On Thu, Jun 28, 2018 at 07:19:35AM -0700, William Tu wrote:
> Hi Alexei,
>
> Thanks a lot for the feedback!
>
> On Wed, Jun 27, 2018 at 8:00 PM, Alexei Starovoitov
> <alexei.starovoitov@...il.com> wrote:
> > On Sat, Jun 23, 2018 at 05:16:32AM -0700, William Tu wrote:
> >>
> >> Discussion
> >> ==========
> >> We are still actively working on finishing the feature, currently
> >> the basic forwarding and tunnel feature work, but still under
> >> heavy debugging and development. The purpose of this RFC is to
> >> get some early feedbacks and direction for finishing the complete
> >> features in existing kernel's OVS datapath (the net/openvswitch/*).
> >
> > Thank you for sharing the patches.
> >
> >> Three major issues we are worried:
> >> a. Megaflow support in BPF.
> >> b. Connection Tracking support in BPF.
> >
> > my opinion on the above two didn't change.
> > To recap:
> > A. Non scalable megaflow map is no go. I'd like to see packet classification
> > algorithm like hicuts or efficuts to be implemented instead, since it can be
> > shared by generic bpf, bpftiler, ovs and likely others.
>
> We did try the decision tree approach using dpdk's acl lib. The lookup
> speed is 6 times faster than the magaflow using tuple space.
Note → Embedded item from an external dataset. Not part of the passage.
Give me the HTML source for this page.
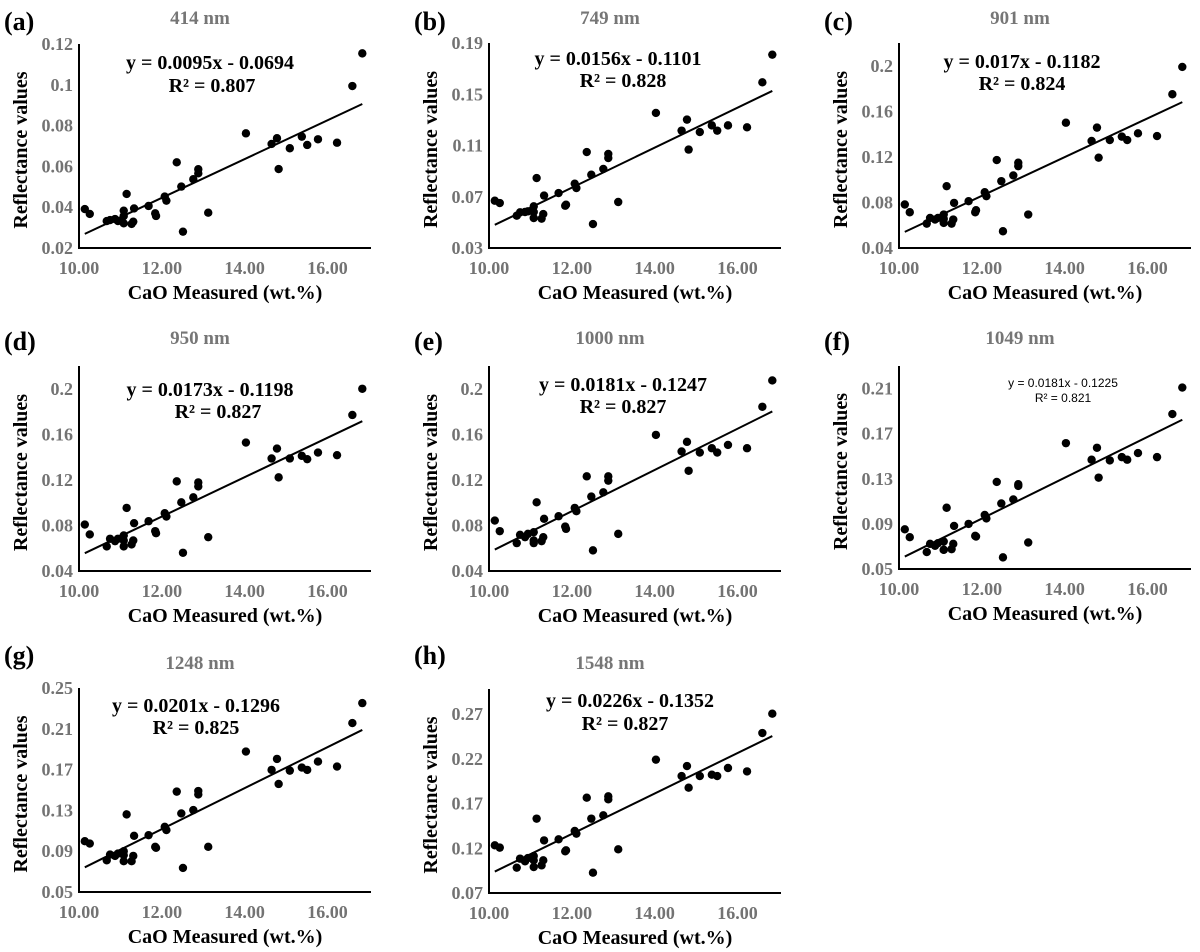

> However, the update/insertion requires rebuilding/re-balancing the decision
> tree so it's way too slow. I think hicuts or efficuts suffers the same issue.
> So decision tree algos are scalable only for lookup operation due to its
> optimization over tree depth, but not scalable under
> update/insert/delete operations.
>
> On customer's system we see megaflow update/insert rate around 10 rules/sec,
> this makes decision tree unusable, unless we invent something to optimize the
> update/insert time or incremental update of these decision tree algo.
is this a typo? you probably meant 10K rule updates a second ?
Last time I've dealt with these algorithms we had 100K acl updates a second.
It was an important metric that we were optimizing for.
I'm pretty sure '*cuts' algos do many thousands per second non optimized.
> >> c. Verifier limitation.
> >
> > Not sure what limitations you're concerned about.
> >
>
> Mostly related to stack. The flow key OVS uses (struct sw_flow_key)
> is 464 byte. We trim a lot, now around 300 byte, but still huge, considering
> the BPF's stack limit is 512 byte.
have you tried using per-cpu array of one element with large value
instead of stack?
In the latest verifier most of the operations that can be done with the stack
pointer can be done with pointer to map value too.